In materia medica the knowledge of the Chinese was much in advance of the nations of the West, and their great herbal, entitled Pun-Isaun-Kang-Mûh, written by Le-she-chin in the middle of the sixteenth century, shows the discernment possessed by these curious people. This work consists of forty thin octavo volumes, the first three of which contain woodcuts of many of the minerals, plants, and animals referred to in the text. The woodcuts alone number 1100, and the work itself is divided into fifty-two divisions.
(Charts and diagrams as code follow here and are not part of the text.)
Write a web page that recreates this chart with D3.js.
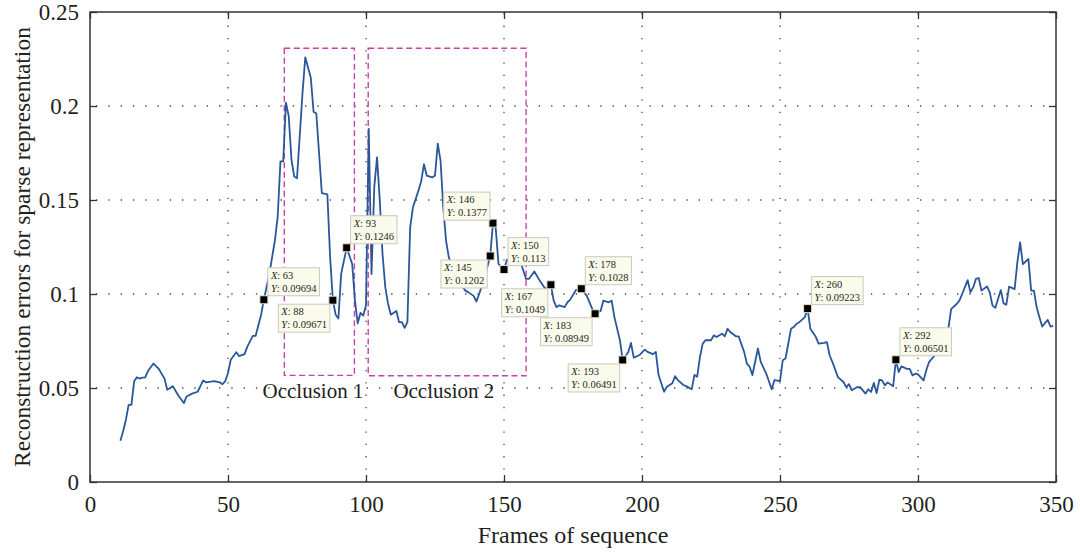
<!DOCTYPE html>
<html>
<head>
<meta charset="utf-8">
<script src="https://cdn.jsdelivr.net/npm/d3@7"></script>
<style>
  body { margin: 0; background: #fff; }
  svg { display: block; }
  text { font-family: "Liberation Serif", "DejaVu Serif", serif; fill: #231f20; }
</style>
</head>
<body>
<svg width="1080" height="554"></svg>
<script>
// frame numbers and reconstruction errors
var frames = [11,12,13,14,15,16,17,18,19,20,21,23,25,27,28,30,32,34,35,37,39,40,41,42,45,47,48,49,50,51,53,54,56,57,59,60,62,63,65,67,68,69,70,71,72,73,74,75,77,78,80,81,82,84,86,87,88,89,90,91,93,95,96,97,98,99,100,101,102,103,104,105,106,107,108,109,111,112,113,114,115,116,117,119,120,121,122,124,125,126,127,128,129,130,132,134,136,137,139,140,141,143,145,146,147,148,150,151,153,155,157,158,159,161,163,165,167,168,169,170,172,173,174,176,178,180,182,183,185,186,188,189,190,192,193,195,196,197,199,201,202,204,205,206,208,209,211,212,213,215,216,218,219,220,221,222,223,225,226,227,229,230,231,232,234,235,237,238,239,240,242,243,245,247,248,250,251,252,254,255,256,257,259,260,261,263,264,266,267,268,269,271,273,274,275,276,278,279,281,282,283,284,285,286,287,288,289,291,292,293,294,296,297,298,299,300,302,303,304,306,308,311,312,314,315,316,318,319,320,321,322,323,325,326,327,328,330,331,332,333,335,336,337,338,340,341,342,343,344,345,347,348,349];
var errors = [0.022,0.027,0.033,0.041,0.041,0.0536,0.0557,0.055,0.0555,0.0557,0.059,0.063,0.060,0.055,0.049,0.051,0.046,0.042,0.0455,0.047,0.048,0.051,0.054,0.053,0.0536,0.053,0.052,0.0536,0.058,0.065,0.069,0.067,0.068,0.072,0.0777,0.0777,0.089,0.09694,0.1107,0.1286,0.141,0.1705,0.1705,0.2018,0.1946,0.1714,0.1625,0.1616,0.207,0.2259,0.215,0.197,0.196,0.1536,0.153,0.1196,0.09671,0.089,0.087,0.1107,0.1246,0.116,0.0965,0.0844,0.090,0.0885,0.094,0.1878,0.1106,0.157,0.1727,0.1496,0.121,0.1035,0.0947,0.089,0.091,0.085,0.085,0.082,0.085,0.1355,0.146,0.155,0.160,0.169,0.163,0.162,0.163,0.180,0.171,0.146,0.1284,0.1195,0.1106,0.106,0.1018,0.101,0.099,0.096,0.1,0.109,0.1202,0.1377,0.135,0.116,0.113,0.118,0.1195,0.121,0.1125,0.108,0.108,0.112,0.107,0.1027,0.1049,0.0965,0.093,0.094,0.093,0.0956,0.097,0.102,0.1028,0.099,0.092,0.08949,0.091,0.0965,0.0956,0.0965,0.0877,0.0754,0.06491,0.069,0.074,0.0662,0.0674,0.0704,0.0692,0.068,0.0692,0.0569,0.048,0.0507,0.0525,0.0563,0.0542,0.0516,0.051,0.0493,0.0569,0.056,0.0665,0.0736,0.0754,0.0754,0.078,0.0771,0.0789,0.0775,0.0815,0.0798,0.0775,0.0775,0.0692,0.063,0.0613,0.0569,0.071,0.064,0.0577,0.0493,0.0542,0.0537,0.0648,0.0657,0.0815,0.0824,0.0842,0.085,0.0877,0.09223,0.0815,0.0771,0.0736,0.074,0.0744,0.0673,0.0638,0.0558,0.0532,0.0505,0.052,0.0488,0.0505,0.0505,0.047,0.0493,0.0479,0.0527,0.0473,0.0544,0.054,0.0514,0.053,0.0509,0.06501,0.0585,0.0615,0.0602,0.0602,0.0567,0.0576,0.0572,0.054,0.0594,0.0638,0.0673,0.073,0.0815,0.092,0.0947,0.0965,0.1,0.1074,0.1009,0.1035,0.108,0.1085,0.1018,0.104,0.1009,0.0938,0.0926,0.1021,0.095,0.0943,0.1039,0.1026,0.1168,0.1274,0.1159,0.1186,0.1018,0.1018,0.0929,0.0876,0.0827,0.0862,0.0827,0.083];

// data tips
var tipX = [63,88,93,145,146,150,167,178,183,193,260,292];
var tipY = [0.09694,0.09671,0.1246,0.1202,0.1377,0.113,0.1049,0.1028,0.08949,0.06491,0.09223,0.06501];
var tipSide = ["ur","ll","ur","ll","ul","ur","ll","ur","ll","ll","ur","ur"];

// occlusion boxes
var occName = ["Occlusion 1","Occlusion 2"];
var occStart = [70.4, 100.8];
var occEnd = [95.8, 158];
var occLow = [0.0567, 0.0565];
var occHigh = [0.2307, 0.2307];
var occLabelX = [80.8, 128.2];
var occLabelY = 0.0447;

var xTicks = [0,50,100,150,200,250,300,350];
var yTicks = [0,0.05,0.1,0.15,0.2,0.25];

var svg = d3.select("svg"),
    margin = {top: 12, right: 24, bottom: 72, left: 90},
    width = +svg.attr("width"),
    height = +svg.attr("height"),
    chartWidth = width - margin.left - margin.right,
    chartHeight = height - margin.top - margin.bottom;

var g = svg.append("g")
    .attr("transform", "translate(" + margin.left + "," + margin.top + ")");

var x = d3.scaleLinear().domain([0, 350]).range([0, chartWidth]);
var y = d3.scaleLinear().domain([0, 0.25]).range([chartHeight, 0]);

// dotted grid
g.append("g").selectAll("line")
    .data(xTicks.slice(1, -1))
    .enter().append("line")
    .attr("x1", function(d){ return x(d); })
    .attr("x2", function(d){ return x(d); })
    .attr("y1", chartHeight).attr("y2", 0)
    .attr("stroke", "#444").attr("stroke-width", 1.3)
    .attr("stroke-dasharray", "1.3,11");
g.append("g").selectAll("line")
    .data(yTicks.slice(1, -1))
    .enter().append("line")
    .attr("x1", 0).attr("x2", chartWidth)
    .attr("y1", function(d){ return y(d); })
    .attr("y2", function(d){ return y(d); })
    .attr("stroke", "#444").attr("stroke-width", 1.3)
    .attr("stroke-dasharray", "1.3,11")
    .attr("stroke-dashoffset", -6);

// axes, ticks pointing in
g.append("g")
    .attr("transform", "translate(0," + chartHeight + ")")
    .call(d3.axisBottom(x).tickValues(xTicks).tickSizeInner(-7).tickSizeOuter(0).tickPadding(14));
g.append("g")
    .call(d3.axisLeft(y).tickValues(yTicks).tickFormat(d3.format("~g")).tickSizeInner(-7).tickSizeOuter(0).tickPadding(11));
g.append("g")
    .call(d3.axisTop(x).tickValues(xTicks).tickSizeInner(-7).tickSizeOuter(0).tickFormat(""));
g.append("g")
    .attr("transform", "translate(" + chartWidth + ",0)")
    .call(d3.axisRight(y).tickValues(yTicks).tickSizeInner(-7).tickSizeOuter(0).tickFormat(""));

g.selectAll(".domain").remove();
g.selectAll(".tick line").attr("stroke", "#333").attr("stroke-width", 1.3);
g.selectAll(".tick text")
    .style("font-family", '"Liberation Serif", serif')
    .style("font-size", "23px")
    .attr("fill", "#231f20");

g.append("rect")
    .attr("width", chartWidth).attr("height", chartHeight)
    .attr("fill", "none").attr("stroke", "#333").attr("stroke-width", 1.5);

// occlusion boxes
occName.forEach(function(name, i) {
  g.append("rect")
      .attr("x", x(occStart[i]))
      .attr("y", y(occHigh[i]))
      .attr("width", x(occEnd[i]) - x(occStart[i]))
      .attr("height", y(occLow[i]) - y(occHigh[i]))
      .attr("fill", "none")
      .attr("stroke", "#c840a8")
      .attr("stroke-width", 1.4)
      .attr("stroke-dasharray", "6,3.5");
  g.append("text")
      .attr("x", x(occLabelX[i]))
      .attr("y", y(occLabelY))
      .attr("text-anchor", "middle")
      .style("font-size", "21px")
      .text(name);
});

// the curve
var points = frames.map(function(f, i){ return [f, errors[i]]; });
var line = d3.line()
    .x(function(d){ return x(d[0]); })
    .y(function(d){ return y(d[1]); });

g.append("path")
    .datum(points)
    .attr("d", line)
    .attr("fill", "none")
    .attr("stroke", "#2a579a")
    .attr("stroke-width", 1.8)
    .attr("stroke-linejoin", "round");

// data tips
var tips = g.append("g");
tipX.forEach(function(tx, i) {
  var mx = x(tx), my = y(tipY[i]);
  tips.append("rect")
      .attr("x", mx - 4).attr("y", my - 4)
      .attr("width", 8).attr("height", 8)
      .attr("fill", "#000")
      .attr("stroke", "#e8e4c8").attr("stroke-width", 1);

  var box = tips.append("g");
  var bg = box.append("rect");
  var t1 = box.append("text").attr("x", 3).attr("y", 11).style("font-size", "10.5px");
  t1.append("tspan").style("font-style", "italic").text("X");
  t1.append("tspan").text(": " + tx);
  var t2 = box.append("text").attr("x", 3).attr("y", 24).style("font-size", "10.5px");
  t2.append("tspan").style("font-style", "italic").text("Y");
  t2.append("tspan").text(": " + tipY[i]);

  var w = Math.max(t1.node().getComputedTextLength(), t2.node().getComputedTextLength()) + 6;
  var h = 28;
  bg.attr("width", w).attr("height", h)
    .attr("fill", "#fbfbec").attr("stroke", "#c8c8c0").attr("stroke-width", 1);

  var bx, by;
  if (tipSide[i] == "ur") { bx = mx + 4; by = my - 4 - h; }
  else if (tipSide[i] == "ll") { bx = mx - 3 - w; by = my + 4; }
  else { bx = mx - 3 - w; by = my - 3 - h; }
  box.attr("transform", "translate(" + bx + "," + by + ")");
});

// axis titles
svg.append("text")
    .attr("x", margin.left + chartWidth / 2)
    .attr("y", 543)
    .attr("text-anchor", "middle")
    .style("font-size", "24px")
    .text("Frames of sequence");

svg.append("text")
    .attr("transform", "translate(30," + (margin.top + chartHeight / 2) + ") rotate(-90)")
    .attr("text-anchor", "middle")
    .style("font-size", "23.5px")
    .text("Reconstruction errors for sparse representation");
</script>
</body>
</html>
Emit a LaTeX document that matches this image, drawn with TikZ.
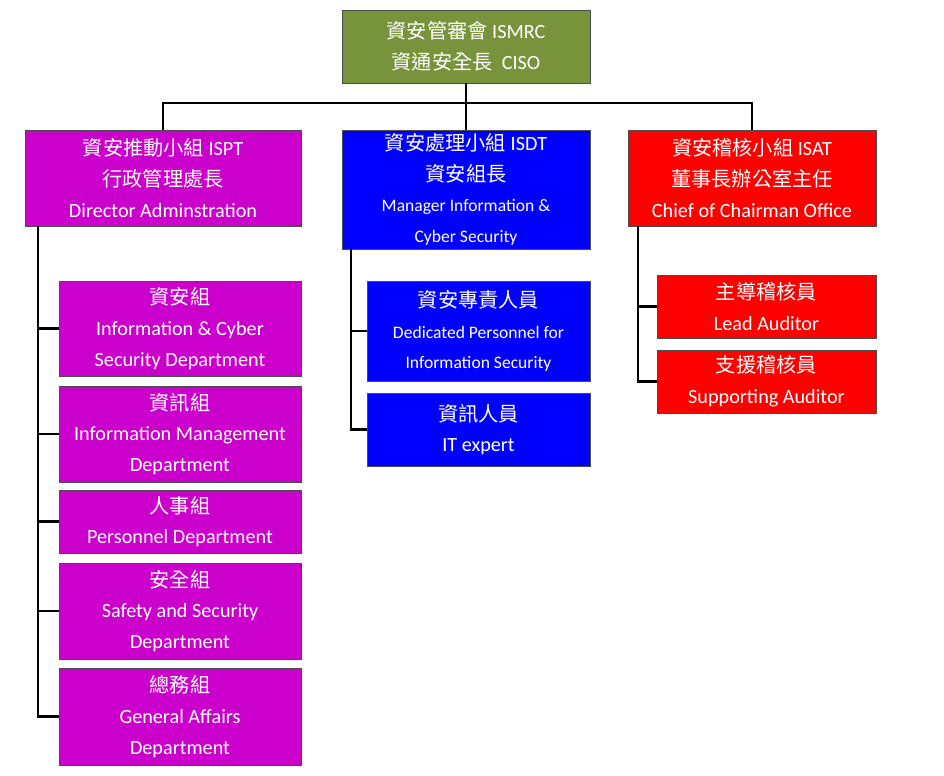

The antiquity of the practice of medicine among the Chinese may be gathered from the fact that there exists a work entitled A Treatise from the Heart on the Small-pox, which was written during the dynasty of Icheon, B.C. 1122. In this work the eruption is described, and some kind of inoculation is also referred to as a remedy.
But it is to Greece that we have to look for the birth of medical art in the West, its practice by the priests being of great antiquity. The earliest record of a temple of medicine is of one erected in the Peloponnesus in the year B.C. 1130, or about fifty years after the fall of Troy. Other temples or centres of the healing art gradually sprang up, and round each of those clustered a little school of students. There were the temple of Health at Pergamus, the temple of Hygeia at Cytea, and the temples of Æsculapius at Cos and Epidamus, where the famous statue of Æsculapius stood. The father of ancient medicine, Hippocrates, graduated as a student of Cos, and Galen is said to have been at Epidamus.
It was in the temple of Æsculapius at Greece that any record of medicine was first kept, the names of diseases and their cures being registered on tablets of marble. The priests and priestesses, who were the guardians of the temple, prepared the remedies and directed their application, and thus commenced the practice of physic as a regular profession.